This one goes out to all the Lindsays and Samanthas out there.
Imagine for a second you’re me, and you’re walking into the cafeteria of the new middle school in the new town that you just moved to mid-semester. In a larger school, you might have gone unnoticed, but this was a 2A school with no more than 300 students spread across 4 different grade levels. At that time, there was no such thing as going unnoticed. Nightmare fuel, right? Now add in a dash of teenage hormones, an awkward love for Keanu Reeves, and a sprinkling of effeminate behaviors. Who am I kidding? It wasn’t a sprinkle. It was a deluge.
Before you continue reading…
*It’s important for me to provide some context into my backstory. I was assigned male at birth (AMAB) & transitioned to female in my mid-twenties. Today I use the She/Her pronouns, but prior to transitioning, I Identified as a male and used He/Him pronouns. I may switch between pronoun usage to refer to myself in the context of the time in my life that I’m speaking about.*
As far as I can remember, social situations with other boys my age were awkward to say the least. It was hard for me to understand why the people I looked most like were the same ones who I felt most detached from, not to mention I hated sports and despised when we were split into the girls’ group and boys’ group in P.E. class. That’s why I hit the jackpot when two girls noticed my panicked face staring into the crowded lunchroom and called me over to sit at their table.
Even though I didn’t officially come out of the closet until high school, I had already heard the rumors about what other boys thought of me. Lindsay and Samantha never cared about those rumors, and they were the same people who fought in my corner when my sexuality & gender came into question. Those two girls didn’t know it at the time, but they were giving me the opportunity to have normal life experience. What could have been a disastrous middle school affair was instead filled with extracurricular activities, birthday sleepovers, and the dreaded 3-way phone call attack. If you’re not familiar with that last thing, look it up. The 90’s and early 2000’s were full of them.
Proud at Boundless
When I think about when I started my new job at Boundless, I remember feeling similarly to how I felt when I started middle school two decades earlier. On top of all the normal anxieties that come with joining a new company, I was now entering the workforce as a Transgender woman, which had its own set of concerns. Will I be judged for my low voice? Would I be taken seriously in my role as I learned to walk in heels that were too high for an office setting? Is Keanu Reeves going to sign on to do the third Bill and Ted movie? Spoiler alert: He did make the movie, and it was glorious. Honestly, all of those concerns melted away within minutes of meeting my coworkers and new management team.
I immediately learned that Boundless has a history of marching in Austin’s annual Pride Parade, where we hold vibrant rainbow flags high above our heads. Additionally, our DI&B Committee is an excellent example of Boundless doing its best to let every employee feel heard. It is really a grassroots organization started by employees for employees.
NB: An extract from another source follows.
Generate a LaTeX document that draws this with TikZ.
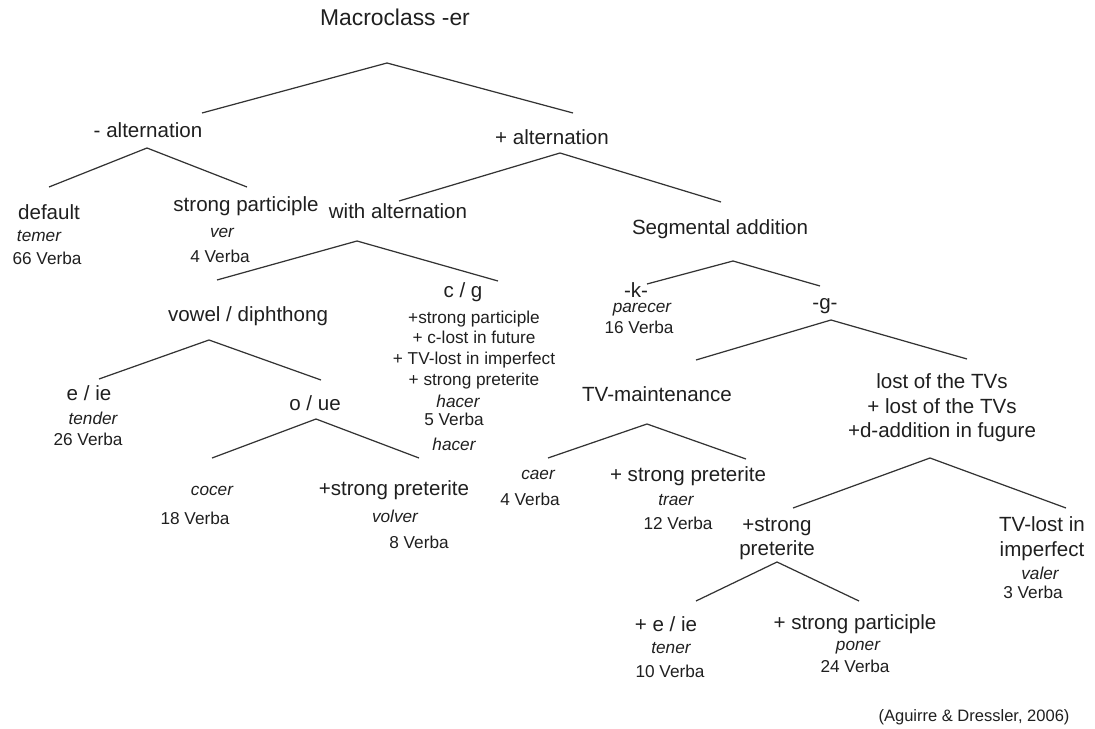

We meet and learn about social issues, including the history of Pride and what LGBTQ+ people have been fighting for for decades.
"I couldn’t be more proud to work for a company that takes time to celebrate the differences and passions of its employees."
All of the parades and meetings are great, but what makes Boundless unique and an amazing place for LGBTQ+ employees is that it’s full of Lindsays and Samanthas. Hear me out: Though my coworkers may not be 11 year old girls, I feel the same spirit in all of them. Whether it’s processing orders, spearheading marketing campaigns, or having the opportunity to manage my own team, I am surrounded by people who make me feel like there is always someone in my corner. I have the chance to experience life the way that I deserve to experience it — without judgment and without fear.
Be Bold. Be Proud.
Boundless is paving the way when it comes to implementing new technologies and finding the best salespeople with courage to think outside the box. But the thing that makes me proud of Boundless most of all is the people that work within it. They have the courage and strength to treat me as their equal, and that’s all any outsider could hope for. Unfortunately, not all trans women get the same treatment as I did. I recognize how lucky I am for that.
For me, this is what Pride is. It’s not just about celebrating people like me. It’s also about celebrating those who stood by me while I was confused and trying to figure things out. Everyone has a different story with different characters, but the theme remains the same. If you’ve ever felt like an outcast and spent half of your life searching for your tribe, Pride Month is the time for you to shine regardless of sexual orientation or gender.
And what if you’ve never felt like an outcast? Then you might be the Lindsay or Samantha to someone else in your life. I celebrate you too because, if you weren’t around, my world would not be filled with all the vibrant and “sickening” colors of the rainbow.